** DATASET EXCERPT **
= = = =

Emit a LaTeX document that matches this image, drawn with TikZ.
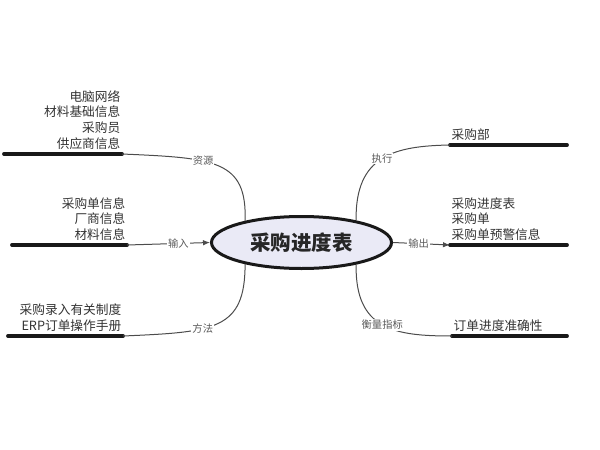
\documentclass[tikz,border=0pt]{standalone}
\usepackage{fontspec}
\setmainfont{Noto Sans CJK SC}
\usepackage{xcolor}
\usepackage{tikz}
\usetikzlibrary{positioning, arrows.meta, shapes.geometric}

\definecolor{ink}{HTML}{333333}
\definecolor{lav}{HTML}{EAEAF6}

\begin{document}
\begin{tikzpicture}[x=1pt, y=1pt,
  bar/.style={draw=black!90, line width=3.8pt, line cap=round},
  link/.style={draw=black!70, line width=1pt},
  arrow/.style={link, -{Latex[length=7pt, width=5.5pt]}},
  txt/.style={font=\fontsize{12.7}{15.6}\selectfont, text=ink, inner sep=1.5pt},
  lbl/.style={font=\fontsize{10.3}{11}\selectfont, text=black!65, fill=white, inner sep=1pt},
  core/.style={ellipse, draw=black!90, fill=lav, line width=3pt, inner sep=0pt,
    minimum width=180pt, minimum height=52pt,
    font=\fontsize{20.5}{24}\selectfont\bfseries, text=black!85}]

  \useasboundingbox (0,0) rectangle (600,-450);

  \node[core] (plan) at (301.5,-242.5) {采购进度表};

  % left side
  \coordinate (res-l) at (4,-154);
  \coordinate (res-r) at (122,-154);
  \coordinate (inp-l) at (12,-245);
  \coordinate (inp-r) at (127,-245);
  \coordinate (met-l) at (8,-336);
  \coordinate (met-r) at (123,-336);

  \node[txt, align=right, above left=3pt and 0pt of res-r] (res)
    {电脑网络\\材料基础信息\\采购员\\供应商信息};
  \node[txt, align=right, above left=3pt and 0pt of inp-r] (inp)
    {采购单信息\\厂商信息\\材料信息};
  \node[txt, align=right, above left=3pt and 0pt of met-r] (met)
    {采购录入有关制度\\ERP订单操作手册};

  % right side
  \coordinate (exe-l) at (450,-145);
  \coordinate (exe-r) at (567,-145);
  \coordinate (out-l) at (450,-245);
  \coordinate (out-r) at (567,-245);
  \coordinate (kpi-l) at (452,-336);
  \coordinate (kpi-r) at (567,-336);

  \node[txt, align=left, above right=3pt and 0pt of exe-l] (exe) {采购部};
  \node[txt, align=left, above right=3pt and 0pt of out-l] (out)
    {采购进度表\\采购单\\采购单预警信息};
  \node[txt, align=left, above right=3pt and 0pt of kpi-l] (kpi) {订单进度准确性};

  \draw[bar] (res-l) -- (res-r);
  \draw[bar] (inp-l) -- (inp-r);
  \draw[bar] (met-l) -- (met-r);
  \draw[bar] (exe-l) -- (exe-r);
  \draw[bar] (out-l) -- (out-r);
  \draw[bar] (kpi-l) -- (kpi-r);

  \draw[link] (res-r) .. controls (215,-158) and (247,-160) .. node[lbl, pos=0.38] {资源} (plan.159);
  \draw[arrow] (inp-r) -- node[lbl, pos=0.62] {输入} (plan.west);
  \draw[link] (met-r) .. controls (215,-332) and (245,-330) .. node[lbl, pos=0.38] {方法} (plan.-159);

  \draw[link] (plan.22) .. controls (355,-155) and (395,-146) .. node[lbl, pos=0.5] {执行} (exe-l);
  \draw[arrow] (plan.east) -- node[lbl, pos=0.45] {输出} (out-l);
  \draw[link] (plan.-22) .. controls (355,-330) and (395,-336) .. node[lbl, pos=0.5] {衡量指标} (kpi-l);
\end{tikzpicture}
\end{document}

= = = =

** EXERCISE DETAILS **
Retype the whole listing, keeping every line identical and omitting all pictures.

** TASK OUTPUT **
Emit a LaTeX document that matches this image, drawn with TikZ.
\documentclass[tikz,border=0pt]{standalone}
\usepackage{fontspec}
\setmainfont{Noto Sans CJK SC}
\usepackage{xcolor}
\usepackage{tikz}
\usetikzlibrary{positioning, arrows.meta, shapes.geometric}

\definecolor{ink}{HTML}{333333}
\definecolor{lav}{HTML}{EAEAF6}

\begin{document}
\begin{tikzpicture}[x=1pt, y=1pt,
  bar/.style={draw=black!90, line width=3.8pt, line cap=round},
  link/.style={draw=black!70, line width=1pt},
  arrow/.style={link, -{Latex[length=7pt, width=5.5pt]}},
  txt/.style={font=\fontsize{12.7}{15.6}\selectfont, text=ink, inner sep=1.5pt},
  lbl/.style={font=\fontsize{10.3}{11}\selectfont, text=black!65, fill=white, inner sep=1pt},
  core/.style={ellipse, draw=black!90, fill=lav, line width=3pt, inner sep=0pt,
    minimum width=180pt, minimum height=52pt,
    font=\fontsize{20.5}{24}\selectfont\bfseries, text=black!85}]

  \useasboundingbox (0,0) rectangle (600,-450);

  \node[core] (plan) at (301.5,-242.5) {采购进度表};

  % left side
  \coordinate (res-l) at (4,-154);
  \coordinate (res-r) at (122,-154);
  \coordinate (inp-l) at (12,-245);
  \coordinate (inp-r) at (127,-245);
  \coordinate (met-l) at (8,-336);
  \coordinate (met-r) at (123,-336);

  \node[txt, align=right, above left=3pt and 0pt of res-r] (res)
    {电脑网络\\材料基础信息\\采购员\\供应商信息};
  \node[txt, align=right, above left=3pt and 0pt of inp-r] (inp)
    {采购单信息\\厂商信息\\材料信息};
  \node[txt, align=right, above left=3pt and 0pt of met-r] (met)
    {采购录入有关制度\\ERP订单操作手册};

  % right side
  \coordinate (exe-l) at (450,-145);
  \coordinate (exe-r) at (567,-145);
  \coordinate (out-l) at (450,-245);
  \coordinate (out-r) at (567,-245);
  \coordinate (kpi-l) at (452,-336);
  \coordinate (kpi-r) at (567,-336);

  \node[txt, align=left, above right=3pt and 0pt of exe-l] (exe) {采购部};
  \node[txt, align=left, above right=3pt and 0pt of out-l] (out)
    {采购进度表\\采购单\\采购单预警信息};
  \node[txt, align=left, above right=3pt and 0pt of kpi-l] (kpi) {订单进度准确性};

  \draw[bar] (res-l) -- (res-r);
  \draw[bar] (inp-l) -- (inp-r);
  \draw[bar] (met-l) -- (met-r);
  \draw[bar] (exe-l) -- (exe-r);
  \draw[bar] (out-l) -- (out-r);
  \draw[bar] (kpi-l) -- (kpi-r);

  \draw[link] (res-r) .. controls (215,-158) and (247,-160) .. node[lbl, pos=0.38] {资源} (plan.159);
  \draw[arrow] (inp-r) -- node[lbl, pos=0.62] {输入} (plan.west);
  \draw[link] (met-r) .. controls (215,-332) and (245,-330) .. node[lbl, pos=0.38] {方法} (plan.-159);

  \draw[link] (plan.22) .. controls (355,-155) and (395,-146) .. node[lbl, pos=0.5] {执行} (exe-l);
  \draw[arrow] (plan.east) -- node[lbl, pos=0.45] {输出} (out-l);
  \draw[link] (plan.-22) .. controls (355,-330) and (395,-336) .. node[lbl, pos=0.5] {衡量指标} (kpi-l);
\end{tikzpicture}
\end{document}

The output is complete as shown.